§ GIVEN REQUEST: Skip the pictures and repeat each line of the data exactly.

-=-=-

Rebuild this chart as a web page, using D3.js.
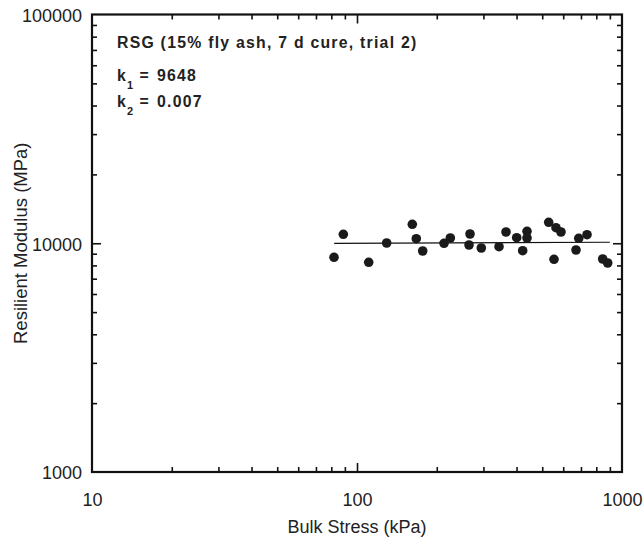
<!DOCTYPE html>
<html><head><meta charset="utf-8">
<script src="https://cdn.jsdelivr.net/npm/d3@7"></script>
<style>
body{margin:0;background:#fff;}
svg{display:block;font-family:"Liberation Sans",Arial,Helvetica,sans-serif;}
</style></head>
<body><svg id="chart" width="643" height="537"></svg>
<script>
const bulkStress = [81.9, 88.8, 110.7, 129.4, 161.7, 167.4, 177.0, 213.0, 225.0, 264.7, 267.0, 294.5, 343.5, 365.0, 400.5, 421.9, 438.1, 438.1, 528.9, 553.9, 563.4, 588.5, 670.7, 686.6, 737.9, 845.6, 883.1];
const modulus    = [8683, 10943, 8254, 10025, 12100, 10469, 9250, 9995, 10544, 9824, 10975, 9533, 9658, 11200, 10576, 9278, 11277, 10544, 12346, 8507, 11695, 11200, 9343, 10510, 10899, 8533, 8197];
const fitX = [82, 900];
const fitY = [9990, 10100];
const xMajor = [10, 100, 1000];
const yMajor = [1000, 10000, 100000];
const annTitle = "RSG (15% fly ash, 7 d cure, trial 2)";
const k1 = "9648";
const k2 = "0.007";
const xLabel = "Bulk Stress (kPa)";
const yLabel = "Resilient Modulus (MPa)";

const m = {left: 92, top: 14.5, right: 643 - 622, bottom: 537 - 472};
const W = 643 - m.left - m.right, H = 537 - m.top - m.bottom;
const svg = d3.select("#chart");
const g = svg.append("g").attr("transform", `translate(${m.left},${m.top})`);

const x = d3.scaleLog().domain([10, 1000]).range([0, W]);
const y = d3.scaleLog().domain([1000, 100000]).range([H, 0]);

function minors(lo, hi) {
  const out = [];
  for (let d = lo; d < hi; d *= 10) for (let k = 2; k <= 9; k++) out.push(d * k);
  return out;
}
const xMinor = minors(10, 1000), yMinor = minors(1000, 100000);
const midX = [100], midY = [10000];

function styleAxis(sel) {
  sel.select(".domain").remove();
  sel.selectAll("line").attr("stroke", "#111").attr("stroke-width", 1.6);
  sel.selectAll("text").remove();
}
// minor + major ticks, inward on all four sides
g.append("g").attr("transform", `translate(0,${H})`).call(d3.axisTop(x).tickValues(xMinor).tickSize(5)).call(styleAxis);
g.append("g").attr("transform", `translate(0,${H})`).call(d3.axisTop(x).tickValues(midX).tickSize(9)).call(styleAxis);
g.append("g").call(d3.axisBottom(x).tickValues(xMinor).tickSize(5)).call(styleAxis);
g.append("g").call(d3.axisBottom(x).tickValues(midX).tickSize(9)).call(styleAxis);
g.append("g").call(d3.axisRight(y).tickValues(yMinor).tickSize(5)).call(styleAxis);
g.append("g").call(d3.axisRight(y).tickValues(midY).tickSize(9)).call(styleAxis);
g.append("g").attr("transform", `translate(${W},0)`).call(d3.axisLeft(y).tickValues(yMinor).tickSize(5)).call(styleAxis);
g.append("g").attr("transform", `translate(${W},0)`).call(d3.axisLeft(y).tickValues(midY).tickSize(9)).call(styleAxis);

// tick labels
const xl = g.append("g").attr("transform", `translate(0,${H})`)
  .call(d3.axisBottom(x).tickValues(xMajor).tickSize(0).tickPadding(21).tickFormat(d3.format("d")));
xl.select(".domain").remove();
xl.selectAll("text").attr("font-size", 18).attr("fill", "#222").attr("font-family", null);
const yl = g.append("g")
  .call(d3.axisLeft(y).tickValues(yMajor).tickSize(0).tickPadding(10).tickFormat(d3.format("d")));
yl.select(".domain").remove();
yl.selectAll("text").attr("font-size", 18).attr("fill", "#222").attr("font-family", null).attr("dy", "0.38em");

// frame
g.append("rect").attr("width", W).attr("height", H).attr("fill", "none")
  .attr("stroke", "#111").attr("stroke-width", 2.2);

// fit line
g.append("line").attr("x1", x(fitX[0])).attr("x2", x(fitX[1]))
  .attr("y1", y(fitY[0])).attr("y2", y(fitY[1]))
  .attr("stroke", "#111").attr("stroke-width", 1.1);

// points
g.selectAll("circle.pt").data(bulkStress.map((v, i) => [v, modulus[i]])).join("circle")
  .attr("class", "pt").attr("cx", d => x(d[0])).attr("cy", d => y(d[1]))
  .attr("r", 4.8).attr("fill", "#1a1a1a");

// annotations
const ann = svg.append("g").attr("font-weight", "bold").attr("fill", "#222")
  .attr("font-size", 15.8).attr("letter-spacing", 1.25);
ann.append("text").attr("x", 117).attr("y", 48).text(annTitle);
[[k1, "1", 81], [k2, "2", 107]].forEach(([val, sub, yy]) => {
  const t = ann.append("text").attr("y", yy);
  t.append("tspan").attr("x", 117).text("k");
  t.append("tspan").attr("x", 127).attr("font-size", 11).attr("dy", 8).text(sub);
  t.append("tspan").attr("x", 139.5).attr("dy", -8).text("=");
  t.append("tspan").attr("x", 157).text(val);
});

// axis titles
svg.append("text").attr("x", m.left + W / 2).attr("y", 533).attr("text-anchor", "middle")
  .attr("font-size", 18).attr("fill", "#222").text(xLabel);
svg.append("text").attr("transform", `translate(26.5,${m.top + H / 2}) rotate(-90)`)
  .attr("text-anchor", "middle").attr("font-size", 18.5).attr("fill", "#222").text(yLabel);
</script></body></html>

-=-=-

§ TASK OUTPUT:
Rebuild this chart as a web page, using D3.js.
<!DOCTYPE html>
<html><head><meta charset="utf-8">
<script src="https://cdn.jsdelivr.net/npm/d3@7"></script>
<style>
body{margin:0;background:#fff;}
svg{display:block;font-family:"Liberation Sans",Arial,Helvetica,sans-serif;}
</style></head>
<body><svg id="chart" width="643" height="537"></svg>
<script>
const bulkStress = [81.9, 88.8, 110.7, 129.4, 161.7, 167.4, 177.0, 213.0, 225.0, 264.7, 267.0, 294.5, 343.5, 365.0, 400.5, 421.9, 438.1, 438.1, 528.9, 553.9, 563.4, 588.5, 670.7, 686.6, 737.9, 845.6, 883.1];
const modulus    = [8683, 10943, 8254, 10025, 12100, 10469, 9250, 9995, 10544, 9824, 10975, 9533, 9658, 11200, 10576, 9278, 11277, 10544, 12346, 8507, 11695, 11200, 9343, 10510, 10899, 8533, 8197];
const fitX = [82, 900];
const fitY = [9990, 10100];
const xMajor = [10, 100, 1000];
const yMajor = [1000, 10000, 100000];
const annTitle = "RSG (15% fly ash, 7 d cure, trial 2)";
const k1 = "9648";
const k2 = "0.007";
const xLabel = "Bulk Stress (kPa)";
const yLabel = "Resilient Modulus (MPa)";

const m = {left: 92, top: 14.5, right: 643 - 622, bottom: 537 - 472};
const W = 643 - m.left - m.right, H = 537 - m.top - m.bottom;
const svg = d3.select("#chart");
const g = svg.append("g").attr("transform", `translate(${m.left},${m.top})`);

const x = d3.scaleLog().domain([10, 1000]).range([0, W]);
const y = d3.scaleLog().domain([1000, 100000]).range([H, 0]);

function minors(lo, hi) {
  const out = [];
  for (let d = lo; d < hi; d *= 10) for (let k = 2; k <= 9; k++) out.push(d * k);
  return out;
}
const xMinor = minors(10, 1000), yMinor = minors(1000, 100000);
const midX = [100], midY = [10000];

function styleAxis(sel) {
  sel.select(".domain").remove();
  sel.selectAll("line").attr("stroke", "#111").attr("stroke-width", 1.6);
  sel.selectAll("text").remove();
}
// minor + major ticks, inward on all four sides
g.append("g").attr("transform", `translate(0,${H})`).call(d3.axisTop(x).tickValues(xMinor).tickSize(5)).call(styleAxis);
g.append("g").attr("transform", `translate(0,${H})`).call(d3.axisTop(x).tickValues(midX).tickSize(9)).call(styleAxis);
g.append("g").call(d3.axisBottom(x).tickValues(xMinor).tickSize(5)).call(styleAxis);
g.append("g").call(d3.axisBottom(x).tickValues(midX).tickSize(9)).call(styleAxis);
g.append("g").call(d3.axisRight(y).tickValues(yMinor).tickSize(5)).call(styleAxis);
g.append("g").call(d3.axisRight(y).tickValues(midY).tickSize(9)).call(styleAxis);
g.append("g").attr("transform", `translate(${W},0)`).call(d3.axisLeft(y).tickValues(yMinor).tickSize(5)).call(styleAxis);
g.append("g").attr("transform", `translate(${W},0)`).call(d3.axisLeft(y).tickValues(midY).tickSize(9)).call(styleAxis);

// tick labels
const xl = g.append("g").attr("transform", `translate(0,${H})`)
  .call(d3.axisBottom(x).tickValues(xMajor).tickSize(0).tickPadding(21).tickFormat(d3.format("d")));
xl.select(".domain").remove();
xl.selectAll("text").attr("font-size", 18).attr("fill", "#222").attr("font-family", null);
const yl = g.append("g")
  .call(d3.axisLeft(y).tickValues(yMajor).tickSize(0).tickPadding(10).tickFormat(d3.format("d")));
yl.select(".domain").remove();
yl.selectAll("text").attr("font-size", 18).attr("fill", "#222").attr("font-family", null).attr("dy", "0.38em");

// frame
g.append("rect").attr("width", W).attr("height", H).attr("fill", "none")
  .attr("stroke", "#111").attr("stroke-width", 2.2);

// fit line
g.append("line").attr("x1", x(fitX[0])).attr("x2", x(fitX[1]))
  .attr("y1", y(fitY[0])).attr("y2", y(fitY[1]))
  .attr("stroke", "#111").attr("stroke-width", 1.1);

// points
g.selectAll("circle.pt").data(bulkStress.map((v, i) => [v, modulus[i]])).join("circle")
  .attr("class", "pt").attr("cx", d => x(d[0])).attr("cy", d => y(d[1]))
  .attr("r", 4.8).attr("fill", "#1a1a1a");

// annotations
const ann = svg.append("g").attr("font-weight", "bold").attr("fill", "#222")
  .attr("font-size", 15.8).attr("letter-spacing", 1.25);
ann.append("text").attr("x", 117).attr("y", 48).text(annTitle);
[[k1, "1", 81], [k2, "2", 107]].forEach(([val, sub, yy]) => {
  const t = ann.append("text").attr("y", yy);
  t.append("tspan").attr("x", 117).text("k");
  t.append("tspan").attr("x", 127).attr("font-size", 11).attr("dy", 8).text(sub);
  t.append("tspan").attr("x", 139.5).attr("dy", -8).text("=");
  t.append("tspan").attr("x", 157).text(val);
});

// axis titles
svg.append("text").attr("x", m.left + W / 2).attr("y", 533).attr("text-anchor", "middle")
  .attr("font-size", 18).attr("fill", "#222").text(xLabel);
svg.append("text").attr("transform", `translate(26.5,${m.top + H / 2}) rotate(-90)`)
  .attr("text-anchor", "middle").attr("font-size", 18.5).attr("fill", "#222").text(yLabel);
</script></body></html>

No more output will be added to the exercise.